The latest research from Enness Global has found that the number of principal firms operating within the UK’s Appointed Representative (AR) framework has declined, whilst the number of AR relationships has remained broadly stable, resulting in a higher average number of ARs per principal and signalling increased consolidation across the market.
Enness Global analysed Financial Conduct Authority data on the number of authorised principal firms and AR relationships across the UK, tracking how the structure of the AR market has evolved over time and how this is impacting opportunities for brokers looking to operate under an AR model.
The research shows that the number of principal firms has fallen by 6.4% over the last year, continuing a longer-term downward trend. However, the number of AR relationships has remained largely unchanged, declining by just 0.1% over the same period.
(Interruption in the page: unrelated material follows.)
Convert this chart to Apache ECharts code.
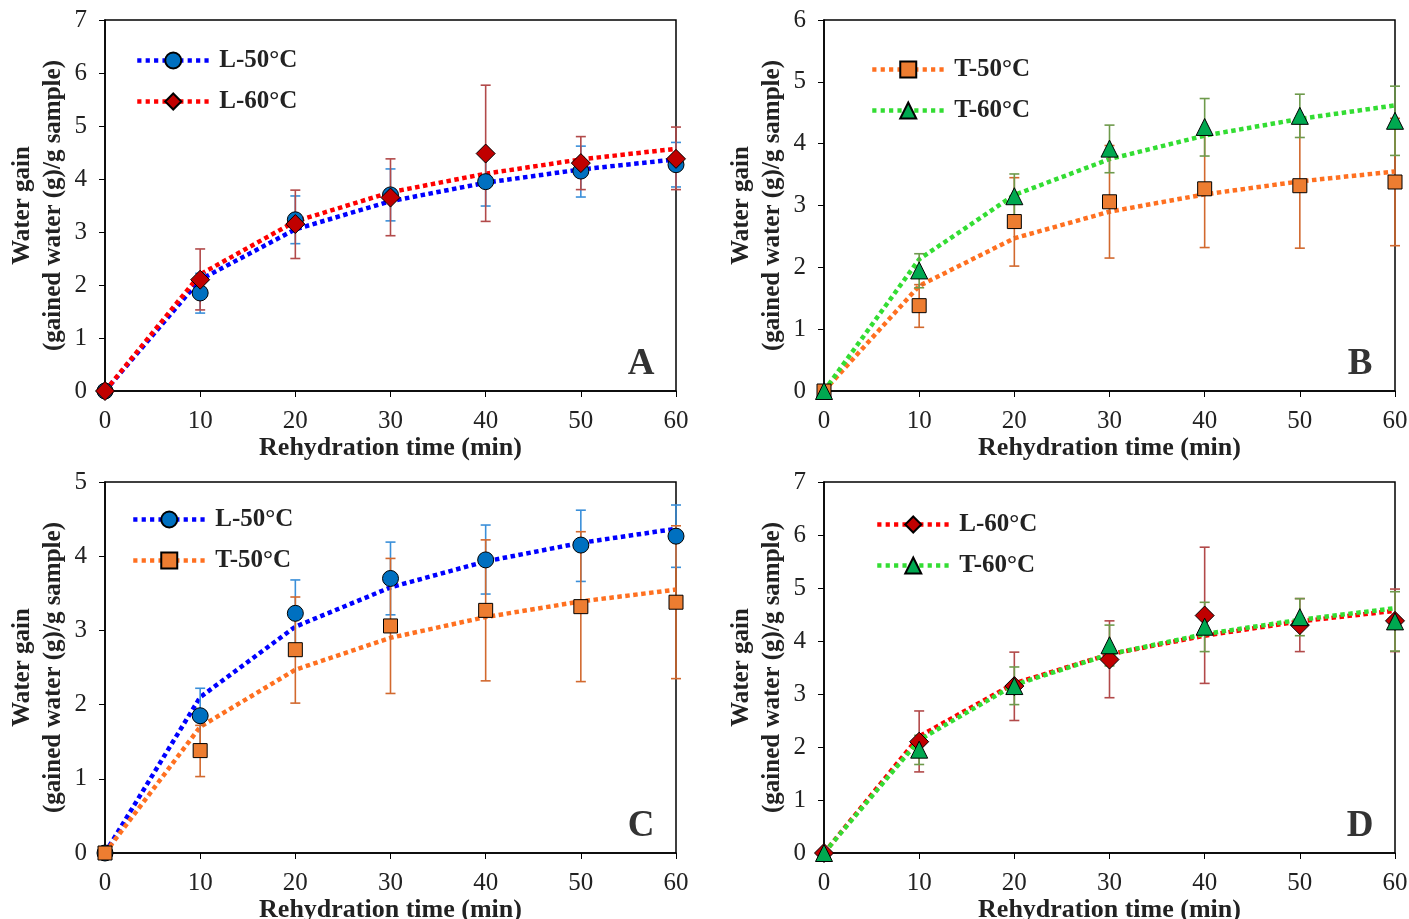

As a result, the average number of ARs per principal has increased to 13.8, up from 12.9 the previous year.
This shift indicates that while the number of networks has reduced, those that remain are supporting a greater number of ARs, reflecting a more concentrated and potentially more competitive landscape.
Sector-level analysis also highlights a mixed picture across the AR market. While some areas have seen contraction, including general insurance and protection and wholesale financial markets, others such as consumer finance have continued to grow, suggesting that demand for AR structures remains resilient despite broader structural changes.
For brokers considering a move into the AR model, this evolving landscape presents both challenges and opportunities. Fewer principal firms means greater selectivity and higher barriers to entry, but it also places increased value on high-quality, experienced brokers who can contribute to established, well-supported networks.
Against this backdrop, Enness Global has expanded its Appointed Representative offering, designed to support experienced high-net-worth finance brokers looking to operate internationally without the burden of direct regulatory authorisation.
Operating under Enness Global’s FCA-regulated umbrella, brokers are able to deliver regulated mortgage and finance services while retaining full independence and ownership of their client relationships. The model provides access to end-to-end compliance oversight, operational infrastructure, and global market capability, allowing brokers to focus on client delivery rather than regulatory and administrative complexity.
Islay Robinson, CEO of Enness Global, commented:
“The AR market is clearly evolving. What we’re seeing is a reduction in the number of principal firms, but not a corresponding drop in demand from brokers who want to operate within an AR structure.
That tells us that the model itself remains highly relevant, but that the market is becoming more selective. Principals are taking on fewer, higher-quality brokers, and in turn, those brokers are looking for platforms that allow them to operate efficiently, particularly when working with high-net-worth and international clients.
For experienced brokers, this shift actually creates a significant opportunity. The barriers to entry may be higher, but so too is the value of being aligned with the right platform.
At Enness, we’ve built our AR model specifically around the needs of high-net-worth finance brokers. That means providing the regulatory framework, infrastructure and global reach required to operate at the top end of the market, without restricting how our brokers run their business or serve their clients.
As demand for complex, cross-border finance continues to grow, we expect to see more brokers moving towards models that give them both independence and the ability to operate on a truly global basis.”